* **INSTRUCTION**
With pictures left out, extract every line between the start of the records below and the line holding "orange = '#D95319'", inclusive.

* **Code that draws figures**

■ ■ ■

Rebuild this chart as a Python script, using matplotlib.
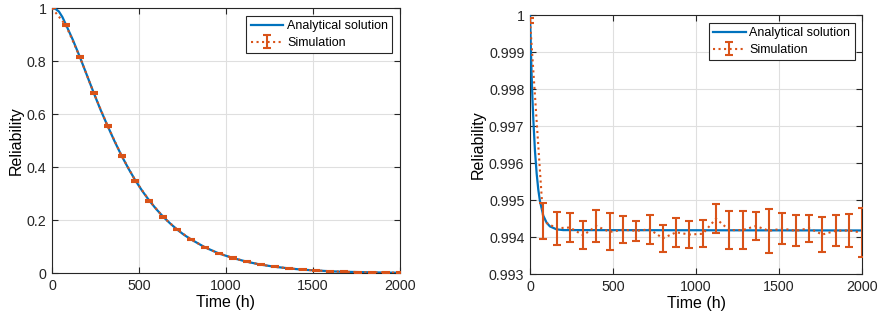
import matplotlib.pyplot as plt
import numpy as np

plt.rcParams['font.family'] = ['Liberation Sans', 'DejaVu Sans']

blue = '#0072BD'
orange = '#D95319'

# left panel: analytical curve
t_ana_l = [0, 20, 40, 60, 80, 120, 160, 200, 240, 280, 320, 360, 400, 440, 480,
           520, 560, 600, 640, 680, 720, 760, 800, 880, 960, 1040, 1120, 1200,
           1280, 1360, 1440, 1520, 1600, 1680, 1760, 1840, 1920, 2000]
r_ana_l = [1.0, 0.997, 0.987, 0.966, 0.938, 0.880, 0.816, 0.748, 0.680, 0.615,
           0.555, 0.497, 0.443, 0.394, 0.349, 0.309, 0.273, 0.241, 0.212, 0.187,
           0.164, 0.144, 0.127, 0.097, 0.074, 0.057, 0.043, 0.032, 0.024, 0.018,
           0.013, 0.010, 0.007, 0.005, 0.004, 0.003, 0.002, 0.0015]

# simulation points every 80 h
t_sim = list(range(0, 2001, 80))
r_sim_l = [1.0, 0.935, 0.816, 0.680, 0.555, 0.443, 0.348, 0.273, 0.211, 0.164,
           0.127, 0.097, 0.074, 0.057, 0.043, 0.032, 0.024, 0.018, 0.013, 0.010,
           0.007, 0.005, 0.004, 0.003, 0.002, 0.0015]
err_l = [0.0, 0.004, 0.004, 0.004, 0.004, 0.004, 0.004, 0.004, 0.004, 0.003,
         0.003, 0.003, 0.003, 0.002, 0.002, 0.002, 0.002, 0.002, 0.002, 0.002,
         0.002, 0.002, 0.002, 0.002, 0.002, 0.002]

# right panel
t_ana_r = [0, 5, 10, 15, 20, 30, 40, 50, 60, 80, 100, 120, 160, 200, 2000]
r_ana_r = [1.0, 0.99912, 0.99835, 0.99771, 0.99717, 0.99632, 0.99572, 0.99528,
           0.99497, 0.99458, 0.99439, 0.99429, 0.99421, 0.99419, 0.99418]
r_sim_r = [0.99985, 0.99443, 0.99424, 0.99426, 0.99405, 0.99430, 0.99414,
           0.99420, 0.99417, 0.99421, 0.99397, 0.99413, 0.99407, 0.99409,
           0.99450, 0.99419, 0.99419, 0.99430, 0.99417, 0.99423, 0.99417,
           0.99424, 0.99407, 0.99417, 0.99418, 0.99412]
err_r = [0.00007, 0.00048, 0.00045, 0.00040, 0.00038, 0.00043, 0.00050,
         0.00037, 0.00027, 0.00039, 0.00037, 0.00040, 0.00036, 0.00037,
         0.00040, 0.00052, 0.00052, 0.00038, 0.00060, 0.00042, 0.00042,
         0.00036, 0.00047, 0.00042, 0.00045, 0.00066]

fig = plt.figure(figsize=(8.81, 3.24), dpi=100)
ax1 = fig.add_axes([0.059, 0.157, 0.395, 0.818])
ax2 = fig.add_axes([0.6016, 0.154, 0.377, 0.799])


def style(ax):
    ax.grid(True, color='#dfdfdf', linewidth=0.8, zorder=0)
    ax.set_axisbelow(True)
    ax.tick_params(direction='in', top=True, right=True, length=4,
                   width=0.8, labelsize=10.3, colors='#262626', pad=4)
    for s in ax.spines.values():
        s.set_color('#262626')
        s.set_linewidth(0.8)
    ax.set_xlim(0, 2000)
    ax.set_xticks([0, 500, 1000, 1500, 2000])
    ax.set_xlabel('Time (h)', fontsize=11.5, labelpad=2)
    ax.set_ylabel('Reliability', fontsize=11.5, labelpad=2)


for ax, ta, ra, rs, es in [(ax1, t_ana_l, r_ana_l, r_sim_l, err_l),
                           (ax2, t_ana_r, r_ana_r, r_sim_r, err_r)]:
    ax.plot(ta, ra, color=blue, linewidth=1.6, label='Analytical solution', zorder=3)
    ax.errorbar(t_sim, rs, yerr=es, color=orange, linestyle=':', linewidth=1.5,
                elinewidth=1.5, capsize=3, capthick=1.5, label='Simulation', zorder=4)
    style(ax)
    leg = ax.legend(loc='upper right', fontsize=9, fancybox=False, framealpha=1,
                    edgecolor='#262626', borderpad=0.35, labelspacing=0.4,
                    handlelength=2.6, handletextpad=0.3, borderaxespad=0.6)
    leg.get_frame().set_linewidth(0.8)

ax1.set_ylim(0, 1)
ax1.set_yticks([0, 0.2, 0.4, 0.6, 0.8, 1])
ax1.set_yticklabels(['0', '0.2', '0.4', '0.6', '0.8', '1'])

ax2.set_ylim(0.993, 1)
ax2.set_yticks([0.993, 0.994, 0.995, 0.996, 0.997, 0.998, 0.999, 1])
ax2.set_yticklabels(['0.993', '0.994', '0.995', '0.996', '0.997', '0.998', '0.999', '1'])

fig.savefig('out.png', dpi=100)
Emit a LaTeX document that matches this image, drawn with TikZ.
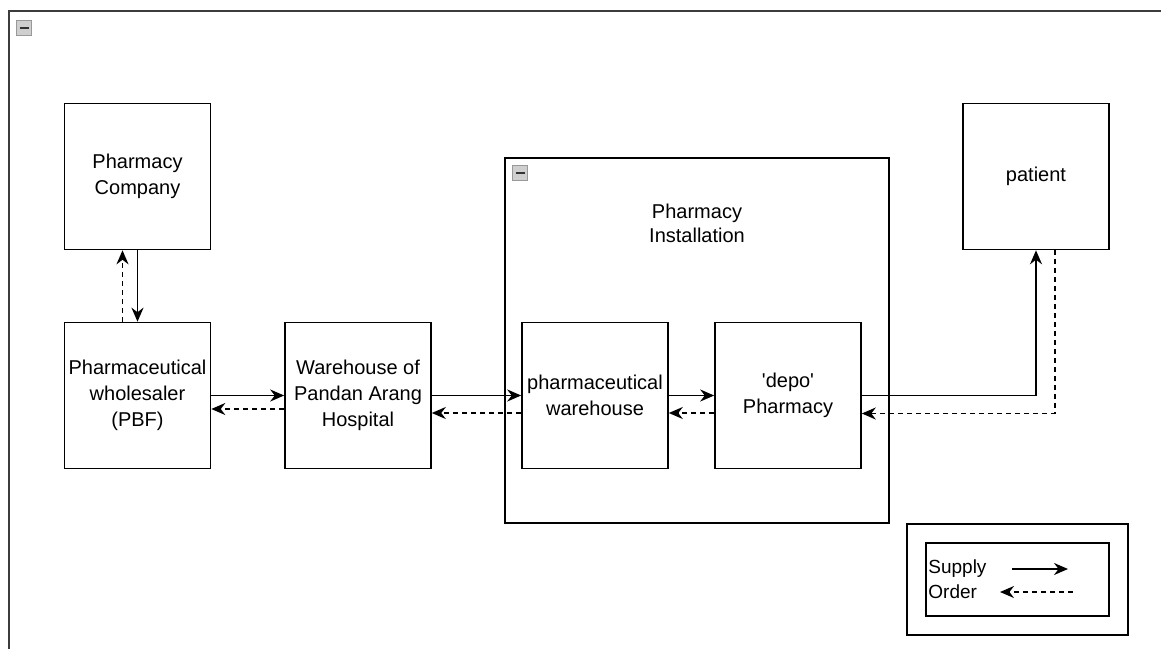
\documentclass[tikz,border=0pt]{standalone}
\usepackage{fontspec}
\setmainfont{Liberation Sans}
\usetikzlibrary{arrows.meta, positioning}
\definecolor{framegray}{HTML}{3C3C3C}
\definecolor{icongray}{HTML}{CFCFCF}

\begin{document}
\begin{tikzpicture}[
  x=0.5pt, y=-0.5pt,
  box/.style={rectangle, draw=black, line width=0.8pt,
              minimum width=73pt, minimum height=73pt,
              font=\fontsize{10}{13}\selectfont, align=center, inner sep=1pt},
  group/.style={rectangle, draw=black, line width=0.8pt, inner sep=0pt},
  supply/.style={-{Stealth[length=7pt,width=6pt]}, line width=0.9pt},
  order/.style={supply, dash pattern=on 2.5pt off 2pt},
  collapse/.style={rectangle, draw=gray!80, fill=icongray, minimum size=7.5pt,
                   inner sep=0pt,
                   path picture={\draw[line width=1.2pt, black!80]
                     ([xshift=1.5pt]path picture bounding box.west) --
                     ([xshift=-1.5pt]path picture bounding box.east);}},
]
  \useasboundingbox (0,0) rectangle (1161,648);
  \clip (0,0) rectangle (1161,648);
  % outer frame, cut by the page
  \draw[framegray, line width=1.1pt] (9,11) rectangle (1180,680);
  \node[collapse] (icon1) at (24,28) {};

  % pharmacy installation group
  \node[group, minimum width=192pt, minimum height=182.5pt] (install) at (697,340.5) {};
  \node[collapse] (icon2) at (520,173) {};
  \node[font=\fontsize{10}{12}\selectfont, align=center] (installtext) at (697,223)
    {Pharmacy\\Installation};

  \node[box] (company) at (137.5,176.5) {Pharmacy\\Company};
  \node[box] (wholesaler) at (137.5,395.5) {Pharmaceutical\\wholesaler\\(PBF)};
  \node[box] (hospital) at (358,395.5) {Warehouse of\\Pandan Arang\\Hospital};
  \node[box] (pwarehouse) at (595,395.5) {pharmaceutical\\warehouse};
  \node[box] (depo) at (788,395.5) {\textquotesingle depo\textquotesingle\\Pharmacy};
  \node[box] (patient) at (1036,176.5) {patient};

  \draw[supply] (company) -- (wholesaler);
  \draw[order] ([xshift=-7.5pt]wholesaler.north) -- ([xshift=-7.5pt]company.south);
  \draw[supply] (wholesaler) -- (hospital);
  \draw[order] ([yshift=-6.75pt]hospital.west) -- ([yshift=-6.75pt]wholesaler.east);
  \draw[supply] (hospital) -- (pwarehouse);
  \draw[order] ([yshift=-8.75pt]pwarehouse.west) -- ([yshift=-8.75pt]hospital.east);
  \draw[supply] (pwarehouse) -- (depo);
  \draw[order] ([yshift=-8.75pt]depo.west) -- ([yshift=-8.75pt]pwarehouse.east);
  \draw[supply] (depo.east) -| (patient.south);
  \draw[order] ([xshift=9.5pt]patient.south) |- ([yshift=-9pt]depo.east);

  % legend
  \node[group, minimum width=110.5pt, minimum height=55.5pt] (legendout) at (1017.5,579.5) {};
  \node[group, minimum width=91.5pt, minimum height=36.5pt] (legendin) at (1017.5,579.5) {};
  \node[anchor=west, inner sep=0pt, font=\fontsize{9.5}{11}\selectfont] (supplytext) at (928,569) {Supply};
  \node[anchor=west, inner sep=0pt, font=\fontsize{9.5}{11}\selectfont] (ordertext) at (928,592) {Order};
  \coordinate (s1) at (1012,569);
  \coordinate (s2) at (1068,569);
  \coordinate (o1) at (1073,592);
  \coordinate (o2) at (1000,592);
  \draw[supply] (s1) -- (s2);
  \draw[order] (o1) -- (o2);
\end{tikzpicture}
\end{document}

■ ■ ■

* **PROBLEM SOLUTION**
Rebuild this chart as a Python script, using matplotlib.
import matplotlib.pyplot as plt
import numpy as np

plt.rcParams['font.family'] = ['Liberation Sans', 'DejaVu Sans']

blue = '#0072BD'
orange = '#D95319'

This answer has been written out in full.